Pictures are not part of the copy. Retype the lines from the first one through the line that contains "import plotly.graph_objects as go".

- AVAILABLE DATA:
........

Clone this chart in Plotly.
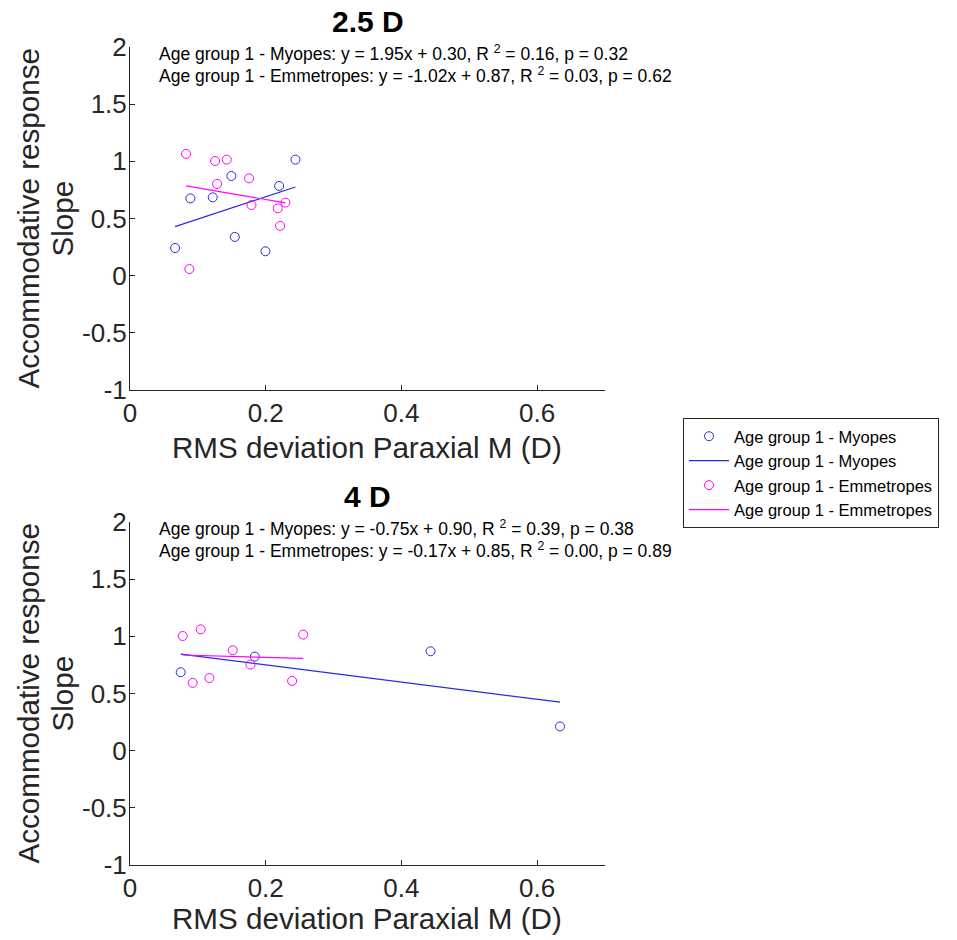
import plotly.graph_objects as go

# ---- data: 2.5 D stimulus ----
myo_25_x = [0.0664, 0.0890, 0.1219, 0.1494, 0.1544, 0.1996, 0.2198, 0.2438]
myo_25_y = [0.242, 0.676, 0.685, 0.872, 0.339, 0.213, 0.785, 1.015]
emm_25_x = [0.0826, 0.0875, 0.1254, 0.1283, 0.1426, 0.1755, 0.1790, 0.2178, 0.2212, 0.2290]
emm_25_y = [1.065, 0.058, 1.003, 0.802, 1.015, 0.851, 0.618, 0.589, 0.435, 0.639]

# ---- data: 4 D stimulus ----
myo_4_x = [0.0747, 0.1839, 0.4429, 0.6337]
myo_4_y = [0.686, 0.823, 0.869, 0.212]
emm_4_x = [0.0777, 0.0924, 0.1042, 0.1170, 0.1514, 0.1775, 0.2389, 0.2552]
emm_4_y = [1.003, 0.593, 1.061, 0.636, 0.878, 0.753, 0.610, 1.015]

# regression results: slope, intercept, R^2, p
fit_myo_25 = (1.95, 0.30, 0.16, 0.32)
fit_emm_25 = (-1.02, 0.87, 0.03, 0.62)
fit_myo_4 = (-0.75, 0.90, 0.39, 0.38)
fit_emm_4 = (-0.17, 0.85, 0.00, 0.89)

panel_titles = ["2.5 D", "4 D"]
x_label = "RMS deviation Paraxial M (D)"
y_label_lines = ["Accommodative response", "Slope"]
x_tick_vals = [0, 0.2, 0.4, 0.6]
x_tick_text = ["0", "0.2", "0.4", "0.6"]
y_tick_vals = [-1, -0.5, 0, 0.5, 1, 1.5, 2]
y_tick_text = ["-1", "-0.5", "0", "0.5", "1", "1.5", "2"]
name_myo = "Age group 1 - Myopes"
name_emm = "Age group 1 - Emmetropes"

BLUE = "#2a2ae0"
MAGENTA = "#ff00ff"
AX = "#262626"
FONT = "Liberation Sans, Arial, sans-serif"

W, H = 957, 940
x_px = (130, 605)
y_px = [(47, 390), (522, 865)]
x_dom = [x_px[0] / W, x_px[1] / W]
y_doms = [[1 - b / H, 1 - t / H] for t, b in y_px]

fig = go.Figure()


def fit_line(xs, fit):
    lo, hi = min(xs), max(xs)
    return [lo, hi], [fit[0] * lo + fit[1], fit[0] * hi + fit[1]]


panels = [
    (myo_25_x, myo_25_y, emm_25_x, emm_25_y, fit_myo_25, fit_emm_25),
    (myo_4_x, myo_4_y, emm_4_x, emm_4_y, fit_myo_4, fit_emm_4),
]

for i, (mx, my, ex, ey, fm, fe) in enumerate(panels):
    xa = "x" if i == 0 else "x2"
    ya = "y" if i == 0 else "y2"
    show = i == 0
    fig.add_trace(go.Scatter(x=mx, y=my, mode="markers", name=name_myo,
                             marker=dict(symbol="circle-open", size=9, color=BLUE,
                                         line=dict(width=1, color=BLUE)),
                             xaxis=xa, yaxis=ya, showlegend=show))
    lx, ly = fit_line(mx, fm)
    fig.add_trace(go.Scatter(x=lx, y=ly, mode="lines", name=name_myo,
                             line=dict(color=BLUE, width=1.2),
                             xaxis=xa, yaxis=ya, showlegend=show))
    fig.add_trace(go.Scatter(x=ex, y=ey, mode="markers", name=name_emm,
                             marker=dict(symbol="circle-open", size=9, color=MAGENTA,
                                         line=dict(width=1, color=MAGENTA)),
                             xaxis=xa, yaxis=ya, showlegend=show))
    lx, ly = fit_line(ex, fe)
    fig.add_trace(go.Scatter(x=lx, y=ly, mode="lines", name=name_emm,
                             line=dict(color=MAGENTA, width=1.2),
                             xaxis=xa, yaxis=ya, showlegend=show))

axis_common = dict(showline=True, linecolor=AX, linewidth=1, mirror=False,
                   ticks="inside", ticklen=5, tickcolor=AX, showgrid=False,
                   zeroline=False, automargin=False,
                   tickfont=dict(size=26, color=AX, family=FONT))

layout = dict(
    width=W, height=H, margin=dict(l=0, r=0, t=0, b=0, autoexpand=False),
    paper_bgcolor="white", plot_bgcolor="white",
    font=dict(family=FONT, color=AX),
    legend=dict(x=683 / W, y=1 - 418 / H, xanchor="left", yanchor="top",
                bordercolor=AX, borderwidth=1, bgcolor="white",
                font=dict(size=16.5, color="black", family=FONT),
                itemwidth=40, tracegroupgap=0),
)
for i in range(2):
    sx = "" if i == 0 else "2"
    layout["xaxis" + sx] = dict(domain=x_dom, range=[0, 0.7], tickvals=x_tick_vals,
                                ticktext=x_tick_text, anchor="y" + sx, **axis_common)
    layout["yaxis" + sx] = dict(domain=y_doms[i], range=[-1, 2], tickvals=y_tick_vals,
                                ticktext=y_tick_text, anchor="x" + sx,
                                ticklabelstandoff=-3, **axis_common)
fig.update_layout(**layout)


def stat_text(name, fit):
    return (f"{name}: y = {fit[0]:.2f}x + {fit[1]:.2f}, R <sup>2</sup> = {fit[2]:.2f}, "
            f"p = {fit[3]:.2f}")


x_mid = (x_dom[0] + x_dom[1]) / 2
title_y = [22, 496]
xlabel_y = [447, 918]
stat_y = [(53, 75), (528, 550)]
fits = [(fit_myo_25, fit_emm_25), (fit_myo_4, fit_emm_4)]
for i in range(2):
    y_mid_px = (y_px[i][0] + y_px[i][1]) / 2
    fig.add_annotation(text=f"<b>{panel_titles[i]}</b>", xref="paper", yref="paper",
                       x=x_mid, y=1 - title_y[i] / H, xanchor="center",
                       yanchor="middle", showarrow=False,
                       font=dict(size=30, color="black", family=FONT))
    fig.add_annotation(text=x_label, xref="paper", yref="paper",
                       x=(x_mid * W - 1) / W, y=1 - xlabel_y[i] / H, xanchor="center",
                       yanchor="middle", showarrow=False,
                       font=dict(size=29.6, color=AX, family=FONT))
    for k, xc in enumerate([28, 62]):
        fig.add_annotation(text=y_label_lines[k], xref="paper", yref="paper",
                           x=xc / W, y=1 - y_mid_px / H, xanchor="center",
                           yanchor="middle", textangle=-90, showarrow=False,
                           font=dict(size=29.6, color=AX, family=FONT))
    for j, (nm, ft) in enumerate([(name_myo, fits[i][0]), (name_emm, fits[i][1])]):
        fig.add_annotation(text=stat_text(nm, ft), xref="paper", yref="paper",
                           x=157 / W, y=1 - stat_y[i][j] / H, xanchor="left",
                           yanchor="middle", showarrow=False,
                           font=dict(size=17.5, color="black", family=FONT))

fig.write_html("out.html")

........

- REPLY TO THE EXERCISE:
Clone this chart in Plotly.
import plotly.graph_objects as go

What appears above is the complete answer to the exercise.